_What the task requires_
Please, without the pictures, retype exactly the lines from the start of the material through the line that holds "const aDens = 56.5;".

_Source data_
——————
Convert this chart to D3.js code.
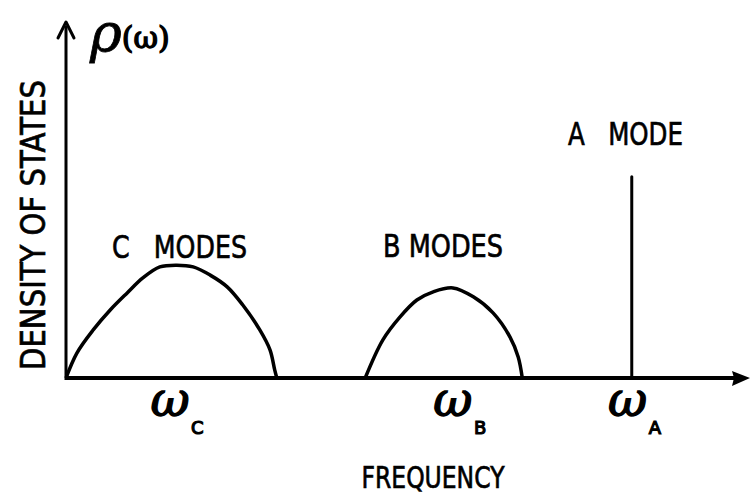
<!DOCTYPE html>
<html>
<head>
<meta charset="utf-8">
<script src="https://cdn.jsdelivr.net/npm/d3@7"></script>
<style>
  body { margin: 0; background: #fff; }
  .lbl { font-family: "DejaVu Sans", sans-serif; fill: #000; stroke: #000; stroke-width: 0.7; }
  .sym { font-family: "DejaVu Serif", serif; font-style: italic; fill: #000; stroke: #000; stroke-width: 1.4; }
</style>
</head>
<body>
<div id="chart"></div>
<script>
// band shapes (arbitrary units 0..100 on both axes)
const cFreq = [0, 1.6, 4.0, 6.5, 9.0, 11.3, 13.8, 16.3, 18.7, 21.2, 23.7, 26.0, 28.5, 30.0, 30.7, 31.0];
const cDens = [0, 7.0, 13.5, 19.1, 23.9, 28.1, 31.2, 31.7, 31.2, 28.9, 25.6, 20.5, 13.5, 7.9, 2.2, 0];
const bFreq = [44.0, 46.6, 49.1, 51.6, 54.0, 56.9, 59.9, 62.8, 65.3, 66.5, 67.1];
const bDens = [0, 10.7, 17.1, 21.9, 24.2, 25.3, 22.8, 18.3, 11.5, 5.9, 0];
const aFreq = 83.2;
const aDens = 56.5;

const modeNames = ['C', 'B', 'A'];
const modeFreq = [15.3, 56.9, 82.6];
const modeTitles = ['C   MODES', 'B MODES', 'A   MODE'];

const W = 755, H = 504;
const svg = d3.select('#chart').append('svg')
  .attr('width', W).attr('height', H);

const x = d3.scaleLinear().domain([0, 100]).range([66, 746]);
const y = d3.scaleLinear().domain([0, 100]).range([378, 22]);

const curve = d3.line()
  .x(d => x(d[0]))
  .y(d => y(d[1]))
  .curve(d3.curveCatmullRom.alpha(0.5));

// bands
svg.append('path')
  .attr('d', curve(d3.zip(cFreq, cDens)))
  .attr('fill', 'none').attr('stroke', '#000').attr('stroke-width', 3.5);
svg.append('path')
  .attr('d', curve(d3.zip(bFreq, bDens)))
  .attr('fill', 'none').attr('stroke', '#000').attr('stroke-width', 3.5);
svg.append('line')
  .attr('x1', x(aFreq)).attr('x2', x(aFreq))
  .attr('y1', y(0)).attr('y2', y(aDens))
  .attr('stroke', '#000').attr('stroke-width', 3).attr('stroke-linecap', 'round');

// axes with arrowheads
svg.append('line')
  .attr('x1', x(0)).attr('x2', x(100) - 6)
  .attr('y1', y(0)).attr('y2', y(0))
  .attr('stroke', '#000').attr('stroke-width', 4);
svg.append('path')
  .attr('d', `M${x(100) + 4},${y(0)} L${x(100) - 14},${y(0) - 7} L${x(100) - 12},${y(0)} L${x(100) - 14},${y(0) + 8} Z`)
  .attr('fill', '#000');
svg.append('line')
  .attr('x1', x(0)).attr('x2', x(0))
  .attr('y1', y(0) + 2).attr('y2', y(100) + 4)
  .attr('stroke', '#000').attr('stroke-width', 3);
svg.append('path')
  .attr('d', `M${x(0) - 8},${y(100) + 16} L${x(0)},${y(100)} L${x(0) + 8},${y(100) + 16}`)
  .attr('fill', 'none').attr('stroke', '#000').attr('stroke-width', 3)
  .attr('stroke-linejoin', 'round').attr('stroke-linecap', 'round');

// mode titles
const titlePos = [
  {x: 112, y: 258, len: 135},
  {x: 383, y: 257, len: 120},
  {x: 568, y: 145, len: 115}
];
svg.selectAll('.title')
  .data(modeTitles)
  .join('text')
  .attr('class', 'lbl title')
  .attr('x', (d, i) => titlePos[i].x)
  .attr('y', (d, i) => titlePos[i].y)
  .attr('font-size', 32)
  .attr('textLength', (d, i) => titlePos[i].len)
  .attr('lengthAdjust', 'spacingAndGlyphs')
  .style('white-space', 'pre')
  .text(d => d);

// omega tick labels
const ticks = svg.selectAll('.tick')
  .data(modeNames)
  .join('g')
  .attr('class', 'tick')
  .attr('transform', (d, i) => `translate(${x(modeFreq[i])},416)`);
ticks.append('text')
  .attr('class', 'sym')
  .attr('text-anchor', 'middle')
  .attr('font-size', 48)
  .text('ω');
ticks.append('text')
  .attr('class', 'lbl')
  .attr('x', 21).attr('y', 18)
  .attr('font-size', 18)
  .style('stroke-width', 1.2)
  .text(d => d);

// axis titles
svg.append('text')
  .attr('class', 'lbl')
  .attr('x', 433).attr('y', 488)
  .attr('text-anchor', 'middle')
  .attr('font-size', 30)
  .attr('textLength', 143)
  .attr('lengthAdjust', 'spacingAndGlyphs')
  .text('FREQUENCY');
svg.append('text')
  .attr('class', 'lbl')
  .attr('transform', 'translate(45,225) rotate(-90)')
  .attr('text-anchor', 'middle')
  .attr('font-size', 33)
  .attr('textLength', 290)
  .attr('lengthAdjust', 'spacingAndGlyphs')
  .text('DENSITY OF STATES');

// rho(omega)
const rho = svg.append('text')
  .attr('class', 'sym')
  .attr('x', 90).attr('y', 52);
rho.append('tspan').attr('font-size', 54).style('stroke-width', 0.8).text('ρ');
rho.append('tspan').attr('font-size', 30).attr('font-style', 'normal').attr('dy', -4).text('(ω)');
</script>
</body>
</html>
——————
_Written solution_
Convert this chart to D3.js code.
<!DOCTYPE html>
<html>
<head>
<meta charset="utf-8">
<script src="https://cdn.jsdelivr.net/npm/d3@7"></script>
<style>
  body { margin: 0; background: #fff; }
  .lbl { font-family: "DejaVu Sans", sans-serif; fill: #000; stroke: #000; stroke-width: 0.7; }
  .sym { font-family: "DejaVu Serif", serif; font-style: italic; fill: #000; stroke: #000; stroke-width: 1.4; }
</style>
</head>
<body>
<div id="chart"></div>
<script>
// band shapes (arbitrary units 0..100 on both axes)
const cFreq = [0, 1.6, 4.0, 6.5, 9.0, 11.3, 13.8, 16.3, 18.7, 21.2, 23.7, 26.0, 28.5, 30.0, 30.7, 31.0];
const cDens = [0, 7.0, 13.5, 19.1, 23.9, 28.1, 31.2, 31.7, 31.2, 28.9, 25.6, 20.5, 13.5, 7.9, 2.2, 0];
const bFreq = [44.0, 46.6, 49.1, 51.6, 54.0, 56.9, 59.9, 62.8, 65.3, 66.5, 67.1];
const bDens = [0, 10.7, 17.1, 21.9, 24.2, 25.3, 22.8, 18.3, 11.5, 5.9, 0];
const aFreq = 83.2;
const aDens = 56.5;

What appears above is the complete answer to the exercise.